The St. Louis Cardinals have more than one contract concern going into this season. This is the last guaranteed year of Chris Carpenter’s contract. The team does hold a $15 million option for 2012, with a $1 million buyout.
Carpenter, who will turn 36 in April, has already stated he is not concerned with his contract status. But regardless of how the Albert Pujols saga ends for the Cards, $15 million is an awful lot of money to pay a 37 year old pitcher with an injury history as checkered as Carpenter’s. If the Cards do end up signing Pujols, it does not seem even possible they could afford to pay Carpenter that kind of money.
The easy answer, of course, would be for the Cards to decline Carpenter’s 2012 option and re-sign him for more money spread over another year or two. Think two years at somewhere in the $8-$11 million range annually, and maybe an option year. The numbers are hypothetical, of course, and would be based on a number of variables. And it also hinges on just how long Carpenter wants to extend his career, let alone his time as a Cardinal.
But there is another scenario in play here. Could the Cardinals actually trade Carpenter this season?
It sounds ridiculous and blasphemous, and I hate even bringing it up.
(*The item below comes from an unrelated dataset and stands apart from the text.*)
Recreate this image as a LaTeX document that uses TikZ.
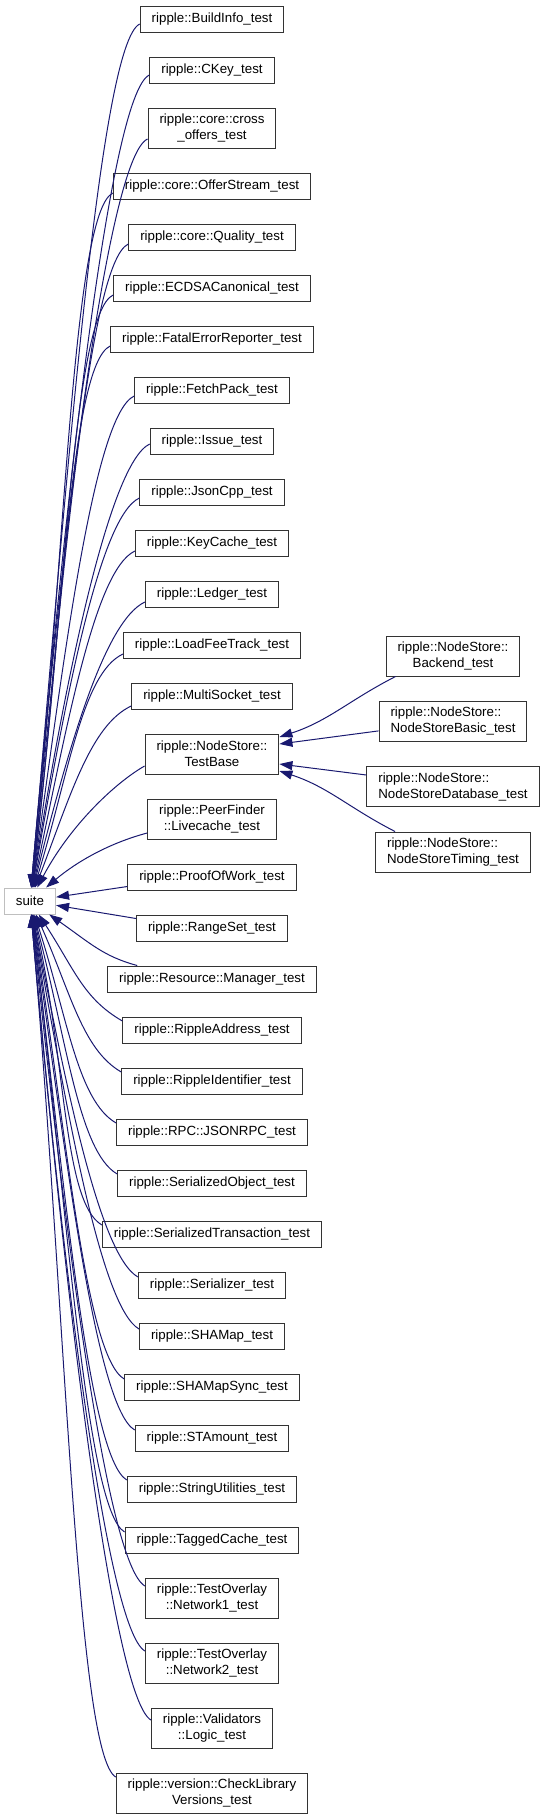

But let’s say the NL Central is just as tough as some think it could be. Maybe the Cards sustain a major injury to one or two key players; it certainly happened last year and could happen any year. Some combination of those two forces would easily make things difficult for this team to compete in 2011. If the Cards find themselves out of the race early, they could turn into sellers at the trade deadline. And if Carpenter is healthy and producing, he would be as attractive a target as any team in contention could hope for. He is talented, he is a fighter, and he is a winner. A team with deep pockets who needs an extra bump for the playoff push (think New York Yankees) would snatch up Carpenter in a heartbeat if he became available.
Not that such a move is likely. Carpenter is still widely considered the co-ace of the Cards pitching staff with Adam Wainwright. He is a leader in the clubhouse and on the field. He is a core player on this team, and even if the Cards were forced into a position to move him they would almost certainly make the other team overpay. But it does add another layer of intrigue to a season that is shaping up to be pivotal for the future of the entire franchise in a number of ways.
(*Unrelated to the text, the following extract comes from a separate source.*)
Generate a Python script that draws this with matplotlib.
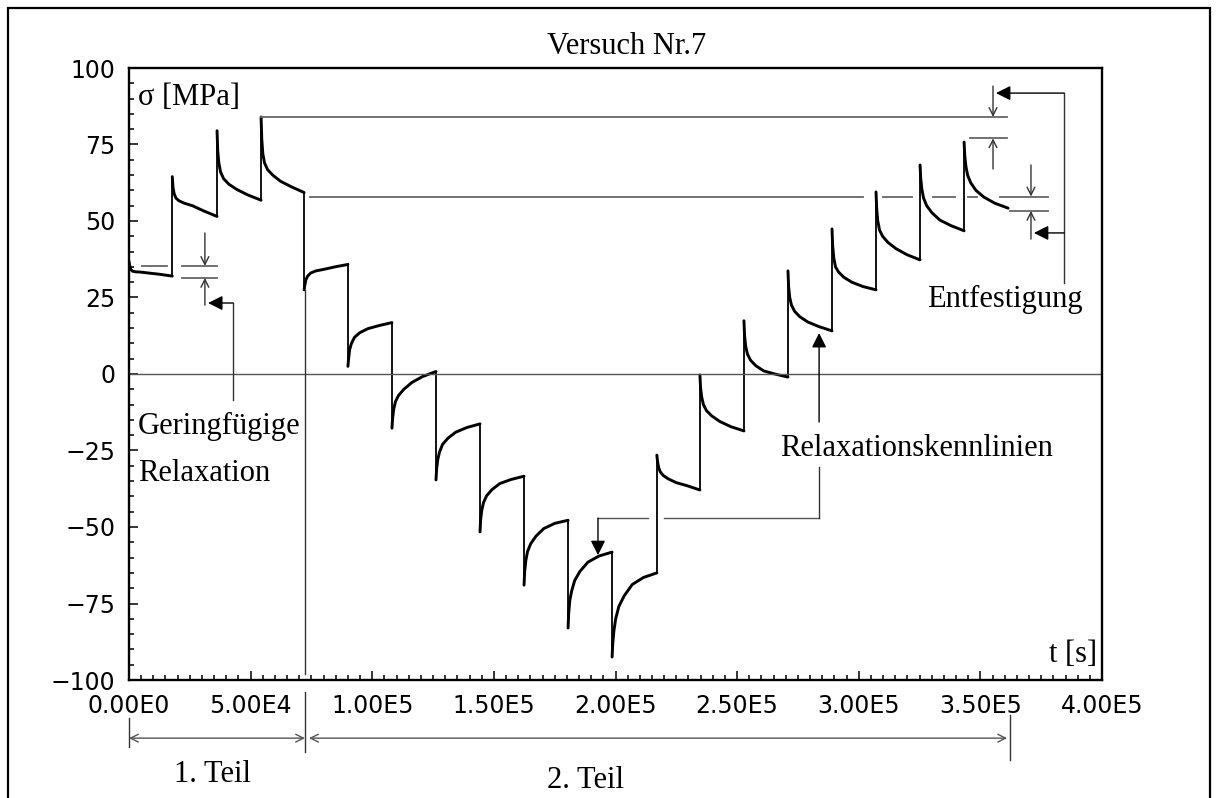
import numpy as np
import matplotlib.pyplot as plt
from matplotlib.patches import Rectangle
from matplotlib.ticker import MultipleLocator, FuncFormatter

# Zeitpunkte der Lastwechsel [s]
t_steps = [0, 1.78e4, 3.62e4, 5.43e4, 7.2e4, 9.0e4, 1.081e5, 1.262e5, 1.443e5,
           1.624e5, 1.805e5, 1.986e5, 2.17e5, 2.347e5, 2.528e5, 2.709e5,
           2.89e5, 3.071e5, 3.252e5, 3.433e5, 3.614e5]
# relative Lage der Ablesepunkte innerhalb einer Haltephase
f_read = [0, 0.015, 0.04, 0.08, 0.15, 0.27, 0.45, 0.7, 1.0]

# 1. Teil: Belastung [MPa]
sig_teil1 = [
    [36.8, 35.5, 34.2, 33.6, 33.4, 33.3, 33.0, 32.6, 32.0],
    [64.5, 61.0, 59.0, 57.5, 56.6, 55.8, 55.0, 53.3, 51.5],
    [79.5, 73.0, 69.0, 66.0, 63.8, 62.0, 60.3, 58.5, 56.8],
    [84.0, 77.0, 72.0, 69.0, 66.8, 65.0, 63.0, 61.2, 59.3],
]
# 2. Teil: Entlastung
sig_entl = [
    [27.5, 29.0, 30.8, 32.0, 33.0, 33.7, 34.2, 35.0, 35.8],
    [2.5, 5.0, 8.0, 10.0, 12.0, 13.5, 14.8, 15.8, 16.8],
    [-17.7, -14.5, -11.5, -9.0, -7.0, -5.0, -2.8, -0.8, 0.8],
    [-34.6, -31.0, -28.0, -25.5, -23.0, -21.0, -19.0, -17.5, -16.3],
    [-51.6, -47.5, -44.5, -42.0, -39.8, -37.8, -35.8, -34.5, -33.4],
    [-69.0, -64.5, -61.0, -58.0, -55.5, -53.0, -50.5, -48.8, -47.8],
    [-83.0, -78.0, -74.0, -71.0, -67.5, -64.5, -61.5, -59.5, -58.2],
    [-92.5, -88.0, -84.0, -80.0, -76.0, -72.5, -68.8, -66.5, -65.0],
]
# 2. Teil: Wiederbelastung
sig_wbel = [
    [-26.5, -28.5, -30.5, -32.0, -33.2, -34.3, -35.5, -36.5, -37.9],
    [-0.3, -4.5, -7.5, -10.0, -12.0, -13.7, -15.5, -17.2, -18.6],
    [17.4, 12.5, 9.0, 6.5, 4.5, 2.7, 1.0, 0.0, -1.0],
    [33.7, 28.5, 25.0, 22.5, 20.5, 18.7, 17.0, 15.5, 14.1],
    [47.4, 42.0, 38.0, 35.0, 33.3, 31.6, 30.0, 28.6, 27.5],
    [59.5, 54.0, 50.0, 47.0, 45.0, 43.0, 41.0, 39.0, 37.3],
    [68.3, 64.0, 60.5, 57.5, 55.0, 52.7, 50.3, 48.5, 46.8],
    [75.8, 71.5, 68.0, 65.0, 62.5, 60.0, 57.8, 55.8, 54.2],
]

xtick_vals = np.arange(0, 4.01e5, 5e4)

def fmt_e(v, pos):
    if v == 0:
        return "0.00E0"
    e = int(np.floor(np.log10(abs(v))))
    return "{:.2f}E{}".format(v / 10 ** e, e)

serif = "Liberation Serif"
tfs = 22
grey = "#666666"

fig = plt.figure(figsize=(12.18, 7.98), dpi=100)
ax = fig.add_axes([129 / 1218, 1 - 680 / 798, 973 / 1218, 612 / 798])

# Haltephasen dick, Lastspruenge duenn
segs = sig_teil1 + sig_entl + sig_wbel
for i, vals in enumerate(segs):
    t0, t1 = t_steps[i], t_steps[i + 1]
    tt = [t0 + f * (t1 - t0) for f in f_read]
    ax.plot(tt, vals, color="black", lw=2.1, solid_joinstyle="round",
            solid_capstyle="round")
    if i + 1 < len(segs):
        ax.plot([t1, t1], [vals[-1], segs[i + 1][0]], color="black", lw=1.3)
ax.axhline(0, color="#555555", lw=1.0)

ax.set_xlim(0, 4e5)
ax.set_ylim(-100, 100)
ax.set_xticks(xtick_vals)
ax.xaxis.set_major_formatter(FuncFormatter(fmt_e))
ax.xaxis.set_minor_locator(MultipleLocator(5e3))
ax.yaxis.set_major_locator(MultipleLocator(25))
ax.yaxis.set_minor_locator(MultipleLocator(5))
ax.tick_params(which="both", direction="in", top=False, right=False,
               labelsize=17, width=1.1)
ax.tick_params(which="major", length=6.5)
ax.tick_params(which="minor", length=3.6)
ax.tick_params(axis="x", pad=10)
ax.tick_params(axis="y", pad=10)
for sp in ax.spines.values():
    sp.set_linewidth(1.7)

# Texte
fig.text(627 / 1218, 1 - 47 / 798, "Versuch Nr.7", family=serif, fontsize=tfs,
         ha="center", va="center")
ax.text(3.7e3, 90.5, "σ [MPa]", family=serif, fontsize=tfs, va="center")
ax.text(3.98e5, -91.8, "t [s]", family=serif, fontsize=tfs, ha="right", va="center")
ax.text(3.7e3, -17.3, "Geringfügige", family=serif, fontsize=tfs, va="center")
ax.text(3.7e3, -32.4, "Relaxation", family=serif, fontsize=tfs, va="center")
ax.text(3.922e5, 24.2, "Entfestigung", family=serif, fontsize=tfs, ha="right",
        va="center")
ax.text(2.676e5, -24.2, "Relaxationskennlinien", family=serif, fontsize=tfs,
        va="center")
ax.text(3.45e4, -131, "1. Teil", family=serif, fontsize=tfs, ha="center",
        va="center", clip_on=False)
ax.text(1.875e5, -132.7, "2. Teil", family=serif, fontsize=tfs, ha="center",
        va="center", clip_on=False)

def hline(y, x0, x1, c=grey, lw=1.3):
    ax.plot([x0, x1], [y, y], color=c, lw=lw, clip_on=False)

def vline(x, y0, y1, c="#333333", lw=1.0):
    ax.plot([x, x], [y0, y1], color=c, lw=lw, clip_on=False)

def arrow(tail, tip, style="->", ms=14, c="#333333", lw=1.0):
    ax.annotate("", xy=tip, xytext=tail, annotation_clip=False,
                arrowprops=dict(arrowstyle=style, color=c, lw=lw,
                                mutation_scale=ms, shrinkA=0, shrinkB=0))

# Bezugslinien oben
hline(84, 5.43e4, 3.61e5)
hline(77, 3.457e5, 3.61e5)
for x0, x1 in [(7.44e4, 3.017e5), (3.10e5, 3.219e5), (3.305e5, 3.396e5),
               (3.449e5, 3.486e5), (3.581e5, 3.778e5)]:
    hline(58, x0, x1)
hline(53.3, 3.622e5, 3.778e5)
arrow((3.552e5, 94.1), (3.552e5, 84))
arrow((3.552e5, 67), (3.552e5, 77))
arrow((3.708e5, 68.3), (3.708e5, 58))
arrow((3.708e5, 44.1), (3.708e5, 53.3))

# Entfestigung-Klammer
vline(3.844e5, 91.8, 29.7)
arrow((3.844e5, 91.8), (3.564e5, 91.8), style="-|>", ms=22, c="black")
arrow((3.844e5, 46.1), (3.72e5, 46.1), style="-|>", ms=22, c="black")

# geringfuegige Relaxation
hline(35.3, 5.3e3, 1.56e4)
hline(35.3, 2.18e4, 3.62e4)
hline(31.4, 2.18e4, 3.62e4)
arrow((3.12e4, 46.1), (3.12e4, 35.3))
arrow((3.12e4, 22.5), (3.12e4, 31.4))
vline(4.28e4, 23.2, -8.5)
arrow((4.28e4, 23.2), (3.25e4, 23.2), style="-|>", ms=22, c="black")

# Relaxationskennlinien
hline(-47.1, 1.928e5, 2.134e5, c="#555555", lw=1.0)
hline(-47.1, 2.20e5, 2.837e5, c="#555555", lw=1.0)
vline(2.837e5, -47.1, -30.4)
arrow((1.928e5, -47.1), (1.928e5, -59.2), style="-|>", ms=22, c="black")
arrow((2.837e5, -15.7), (2.837e5, 13.4), style="-|>", ms=22, c="black")

# Trennlinie 1./2. Teil und Bemassung
vline(7.235e4, 27.5, -98)
vline(7.235e4, -103.9, -123.5)
vline(0, -112.4, -121.9)
vline(3.622e5, -111.4, -126.1)
arrow((0, -119), (7.235e4, -119), style="<->", ms=14, c="#555555")
arrow((7.4e4, -119), (3.61e5, -119), style="<->", ms=14, c="#555555")

# Rahmen
fig.patches.append(Rectangle((8 / 1218, -0.02), 1202 / 1218, 1.02 - 8 / 798,
                             transform=fig.transFigure, fill=False,
                             lw=1.6, ec="black"))

fig.savefig("out.png", dpi=100)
Yes it would take the perfect storm of suck for the Cardinals to need to trade Carpenter this season. If the Cards are successful throughout 2011, all of this is moot until next off-season. But it is much less far-fetched to think he could be playing somewhere else by the start of the 2012 season, especially if escalating payroll becomes a concern. And as other contracts close in on expiration—namely those of guys like Wainwright and Yadier Molina—these decisions will only become tougher to make.